On 2023-05-24, Michael Matz wrote:
>Hello,
>
>On Wed, 24 May 2023, Florian Weimer wrote:
>
>> > Isn't it an inherent assumption that all object files contributing to
>> > a single final binary use the same model?
>>
>> It would certainly be nice if the larger models would be usable without
>> having to rebuild GCC and glibc to get the appropriate crt*.o files.
>> That's only possible with some level of ABI compatibility.
>
>It's downward, but not upward compatible. So it's enough if the crt*.o
>files would be large-model aware i.e. simply would use 64-bit relocs for
>everything they need to do, instead of PC-relative ones. There's no harm
>(except for a couple bytes code-size waste) vis the small/medium models.
>
>Otherwise, in principle I agree with Jan, all .o files have to be compiled
>with the same (or a larger) model. It simply can't be made to work 100%
>reliable otherwise. E.g. if the text size will be > 2GB for whatever
>reason, and you link in some small/medium model .o (e.g. from static
>archives) you will run into problems. _Even_ if we were to try to specify
>a way where some use-cases would happen to work.
>
>Like Fangruis suggestion of still trying to keep .data small (by moving
>large data items to .ldata) in the large model, even though that's not
>necessary. It will make some more mixed examples happen to work, without
>being a reliable solution for the mixed-model problem.
On
https://maskray.me/blog/2023-05-14-relocation-overflow-and-code-models#aarch64-code-models
, I have analyzed AArch64 code models. Given that AArch64 and x86-64
executables are comparable in size, and R_AARCH64_ADR_PREL_PG_HI21 has a
doubled range, AArch64's small code model is good enough for many
programs that only slightly exceed the normal limit.
For these programs on x86-64, compiling the majority of source files
with -mcmodel= with a suitable -mlarge-data-threshold=N interracts well
with the -mcmodel=small object files (glibc, libstdc++, prebuilt .a
files, etc). I find it odd that changing some -mcmodel=medium object
files to use -mcmodel=large may exert relocation overflow pressure to
-mcmodel=small object files, therefore I created a GCC patch and was
asked to start a discussion in the x86-64 ABI group.
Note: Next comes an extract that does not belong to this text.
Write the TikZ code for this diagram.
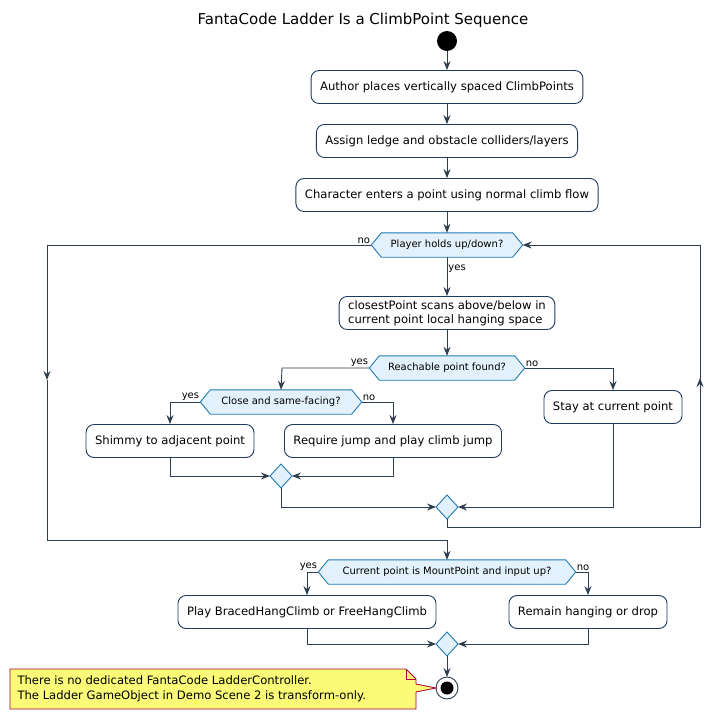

I agree that mixing object files doesn't unleash the full power of
-mcmodel=medium and -mcmodel=large, but I don't think that matters.
Practicality should weigh a lot when we discussing the code models,
otherwise we won't need regular/large data section distinction.
>So, I'm fine with putting a _suggestion_ of such split even in the large
>model into the psABI, as a hint. But I'm not fine with putting in
>language that implies that .ldata (and friends) have to be used in the
>large model.
If I change
+ Like the medium code model, the data sections are split into two
+ parts.
to
+ Like the medium code model, the data sections can be split into two
+ parts.
for
https://gitlab.com/x86-psABIs/x86-64-ABI/-/merge_requests/42 ,
would that look good?
>FWIW, I consider the large code models to be a theoretic excercise in
>trying to reach feature completion. At the time we were adding it to the
>psABI there were only hear-say inhouse requirements for actually having
>ELF executables or shared libs that had > 2GB text, and I have never seen
>such in public. The large model code sequences are _so_ bad that really
>noone should use it, but rather split the code into different shared libs,
>if must be. The only case where the large model is necessary is if you
>have an individual function that's larger than 2GB, and if your
>project/code structure is bad enough to result in _that_ then you have
>other problems and obviously aren't interested in performance.
>
>
>Ciao,
>Michael.
If we use range extension thunks instead of
_GLOBAL_OFFSET_TABLE_+R_X86_64_PLTOFF64+indirect jump, the large code
model code sequence will not be that bad. I think global data symbols
are not a bottleneck for a significant portion or programs.
(
Large code models may be used by some JIT engines. I know hear-say that
LLVM MCJIT (now deprecated by Orc) uses(used?) the x86-64(?) large code
model.)